GIVEN TASK -
Pull out the lines running from the one with "Give me the React, TypeScript" to the one with "XAxis, YAxis, CartesianGrid", inclusive, word for word. Drop any picture.

RECORDS FOR THIS TASK -
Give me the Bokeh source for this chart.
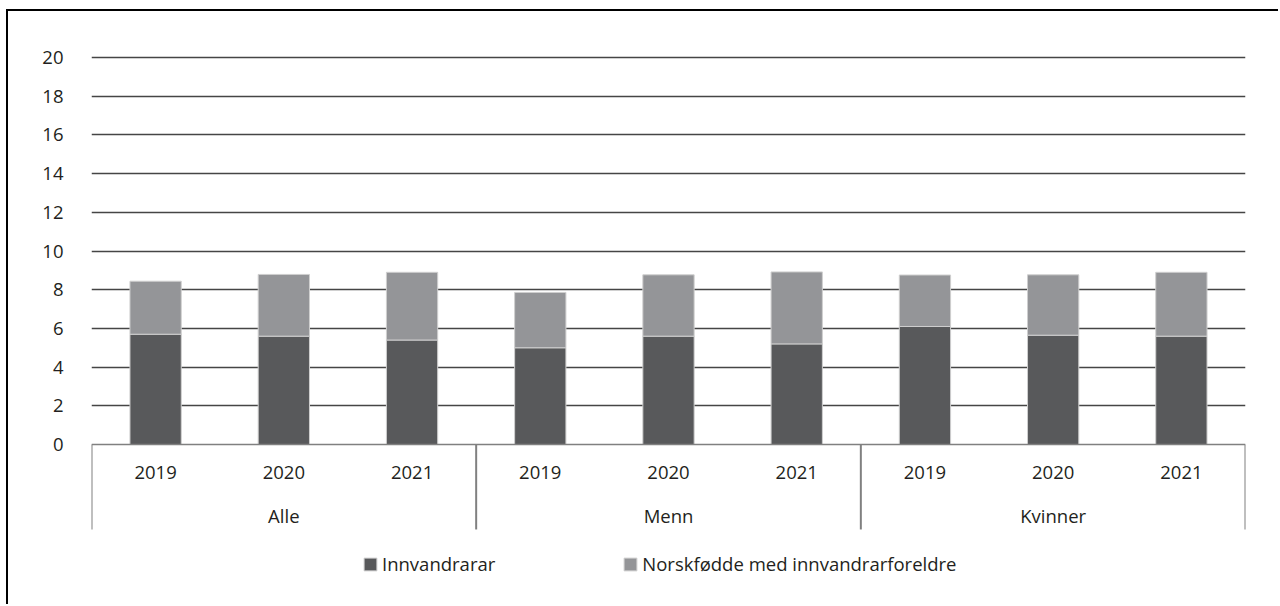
from bokeh.plotting import figure
from bokeh.models import (FactorRange, ColumnDataSource, FixedTicker, Legend,
                          LegendItem, Range1d)
from bokeh.core.properties import value
from bokeh.embed import file_html
from bokeh.resources import INLINE

# ---- data ----
groups = ["Alle", "Menn", "Kvinner"]
years = ["2019", "2020", "2021"]
innvandrarar = [5.7, 5.6, 5.4, 5.0, 5.6, 5.2, 6.1, 5.65, 5.6]
norskfodde = [2.74, 3.19, 3.5, 2.86, 3.17, 3.72, 2.66, 3.12, 3.3]
series_names = ["Innvandrarar", "Norskfødde med innvandrarforeldre"]
y_ticks = [0, 2, 4, 6, 8, 10, 12, 14, 16, 18, 20]

# ---- style ----
FONT = "Open Sans"
FS = "18.5px"
TXT = "#231f20"
colors = ["#58595b", "#949598"]
W, H = 1272, 595

factors = [(g, y) for g in groups for y in years]
x_range = FactorRange(*factors, factor_padding=0, group_padding=0,
                      subgroup_padding=0, range_padding=0)
PX_PER_UNIT = 19.35
top_px = 17
y_top = 21.5
y_bottom = y_top - (H - top_px) / PX_PER_UNIT
box_bottom = -4.39

p = figure(x_range=x_range, y_range=Range1d(y_bottom, y_top), width=W, height=H,
           output_backend="svg", toolbar_location=None,
           min_border_left=83, min_border_right=35, min_border_top=top_px,
           min_border_bottom=0)
p.outline_line_color = None
p.background_fill_color = "white"
p.border_fill_color = "white"
p.styles = {"border-top": "2px solid black", "border-left": "2px solid black",
            "margin-left": "6px", "margin-top": "9px"}

src = ColumnDataSource(dict(x=factors, a=innvandrarar, b=norskfodde))
rends = p.vbar_stack(["a", "b"], x="x", width=0.4, source=src, color=colors,
                     line_color="#cfcfcf", line_width=1)

# axes
p.xaxis.visible = False
p.xgrid.visible = False
ax = p.yaxis[0]
ax.ticker = FixedTicker(ticks=y_ticks)
ax.axis_line_color = None
ax.major_tick_line_color = None
ax.minor_tick_line_color = None
ax.major_tick_out = 0
ax.major_label_standoff = 28
ax.major_label_text_font = FONT
ax.major_label_text_font_size = FS
ax.major_label_text_color = TXT
p.ygrid.ticker = FixedTicker(ticks=y_ticks[1:])
p.ygrid.grid_line_color = "#454545"
p.ygrid.grid_line_width = 1.5

# category box
n = len(years)
bounds = [i * n for i in range(len(groups) + 1)]
p.segment(x0=bounds, y0=[0] * len(bounds), x1=bounds, y1=[box_bottom] * len(bounds),
          line_color="#808080", line_width=2)
p.segment(x0=[bounds[0]], y0=[0], x1=[bounds[-1]], y1=[0],
          line_color="#808080", line_width=1.5)

# category labels
p.text(x=factors, y=[-1.45] * len(factors), text=[f[1] for f in factors],
       text_align="center", text_baseline="middle", text_font=value(FONT),
       text_font_size=FS, text_color=TXT)
p.text(x=[(g, years[1]) for g in groups], y=[-3.67] * len(groups), text=groups,
       text_align="center", text_baseline="middle", text_font=value(FONT),
       text_font_size=FS, text_color=TXT)

# legend
legend = Legend(items=[LegendItem(label=series_names[i], renderers=[rends[i]])
                       for i in range(2)],
                orientation="horizontal", location=(271, 30),
                glyph_width=16, glyph_height=16, label_standoff=4, spacing=127,
                padding=0, margin=0, border_line_color=None,
                background_fill_alpha=0,
                label_text_font=FONT, label_text_font_size=FS,
                label_text_color=TXT)
p.add_layout(legend, "center")

open("out.html", "w").write(file_html(p, INLINE))
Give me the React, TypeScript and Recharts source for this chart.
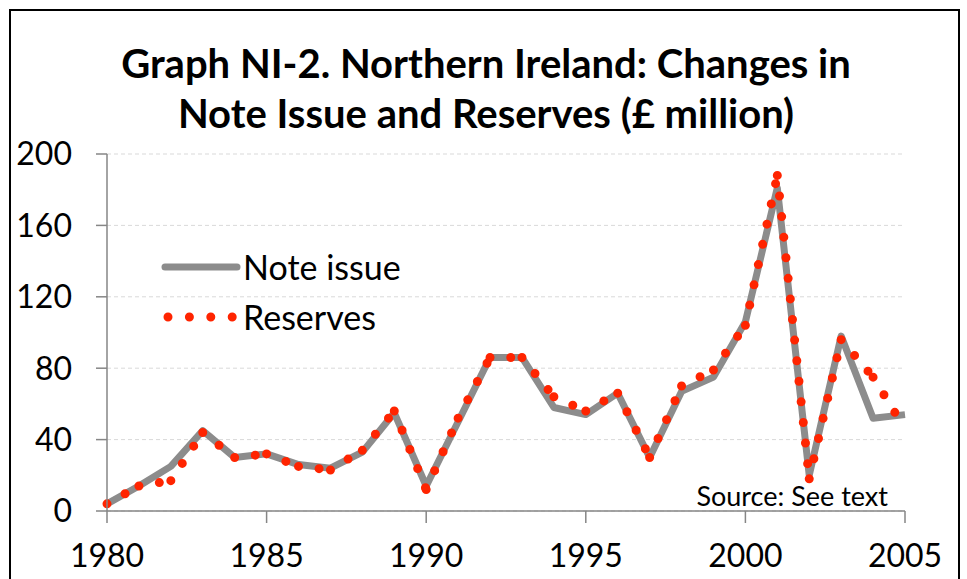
import React from 'react';
import { LineChart, Line, XAxis, YAxis, CartesianGrid } from 'recharts';

const years = [
  1980, 1981, 1982, 1983, 1984, 1985, 1986, 1987, 1988, 1989, 1990, 1991, 1992,
  1993, 1994, 1995, 1996, 1997, 1998, 1999, 2000, 2001, 2002, 2003, 2004, 2005,
];
const noteIssue = [
  4, 14, 25, 45, 30, 32, 26, 24, 33, 55, 14, 50, 86,
  86, 58, 54, 66, 30, 67, 75, 106, 181, 20, 98, 52, 54,
];
const reserves = [
  4, 14, 17, 44, 30, 32, 25, 23, 34, 56, 12, 52, 86,
  86, 64, 56, 66, 30, 70, 79, 104, 188, 18, 96, 75, 46,
];
const xTicks = [1980, 1985, 1990, 1995, 2000, 2005];
const yTicks = [0, 40, 80, 120, 160, 200];

const GREY = '#8c8c8c';
const RED = '#ff2400';
const FONT = 'Lato, "Open Sans", sans-serif';

// Excel restarts the round-dot pattern at every vertex, so the reserves
// series is drawn one segment at a time.
const segKeys = years.slice(0, -1).map((_, i) => `r${i}`);

const data = years.map((year, i) => {
  const row: Record<string, number | null> = { year, note: noteIssue[i], reserves: reserves[i] };
  segKeys.forEach((k, s) => {
    row[k] = s === i || s === i - 1 ? reserves[i] : null;
  });
  return row;
});

function LegendBox() {
  return (
    <div style={{ fontFamily: FONT, fontSize: 34, color: '#000', lineHeight: '50px' }}>
      <div style={{ display: 'flex', alignItems: 'center' }}>
        <svg width={86} height={20}>
          <line x1={8} y1={10} x2={80} y2={10} stroke={GREY} strokeWidth={7} strokeLinecap="round" />
        </svg>
        <span>Note issue</span>
      </div>
      <div style={{ display: 'flex', alignItems: 'center' }}>
        <svg width={86} height={20}>
          <line
            x1={11} y1={10} x2={76} y2={10}
            stroke={RED} strokeWidth={9} strokeLinecap="round" strokeDasharray="0 21.4"
          />
        </svg>
        <span>Reserves</span>
      </div>
    </div>
  );
}

export default function App() {
  return (
    <div style={{ position: 'absolute', left: 0, top: 0, width: 967, height: 579, background: '#fff', overflow: 'hidden' }}>
      <div
        style={{
          position: 'absolute', left: 9, top: 9, width: 951, height: 600,
          border: '2px solid #000', boxSizing: 'border-box',
        }}
      />
      <div
        style={{
          position: 'absolute', left: 0, top: 38, width: 972, textAlign: 'center',
          fontFamily: FONT, fontWeight: 700, fontSize: 40, lineHeight: '50px', color: '#000',
        }}
      >
        Graph NI-2. Northern Ireland: Changes in
        <br />
        Note Issue and Reserves (£ million)
      </div>
      <div style={{ position: 'absolute', left: 0, top: 0 }}>
        <LineChart width={967} height={579} data={data} margin={{ top: 154, right: 62, left: 0, bottom: 0 }}>
          <CartesianGrid vertical={false} stroke="#d9d9d9" strokeDasharray="4 3" />
          <XAxis
            dataKey="year"
            type="number"
            domain={[1980, 2005]}
            ticks={xTicks}
            height={68}
            tickSize={12}
            tickMargin={21}
            axisLine={{ stroke: '#868686', strokeWidth: 1.5 }}
            tickLine={{ stroke: '#868686', strokeWidth: 1.5 }}
            tick={{ fill: '#000', fontSize: 32, fontFamily: FONT }}
            interval={0}
          />
          <YAxis
            domain={[0, 200]}
            ticks={yTicks}
            width={107}
            tickSize={11}
            tickMargin={24}
            axisLine={{ stroke: '#868686', strokeWidth: 1.5 }}
            tickLine={{ stroke: '#868686', strokeWidth: 1.5 }}
            tick={{ fill: '#000', fontSize: 32, fontFamily: FONT }}
            interval={0}
          />
          <Line
            dataKey="note"
            type="linear"
            stroke={GREY}
            strokeWidth={7}
            strokeLinejoin="round"
            dot={false}
            isAnimationActive={false}
          />
          {segKeys.map(k => (
            <Line
              key={k}
              dataKey={k}
              type="linear"
              stroke={RED}
              strokeWidth={9}
              strokeLinecap="round"
              strokeDasharray="0 20.7"
              dot={false}
              legendType="none"
              isAnimationActive={false}
            />
          ))}
        </LineChart>
      </div>
      <div style={{ position: 'absolute', left: 157, top: 242 }}>
        <LegendBox />
      </div>
      <div
        style={{
          position: 'absolute', right: 967 - 888, top: 479, fontFamily: FONT, fontSize: 27,
          color: '#000', whiteSpace: 'nowrap',
        }}
      >
        Source: See text
      </div>
    </div>
  );
}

ANSWER BELOW -
Give me the React, TypeScript and Recharts source for this chart.
import React from 'react';
import { LineChart, Line, XAxis, YAxis, CartesianGrid } from 'recharts';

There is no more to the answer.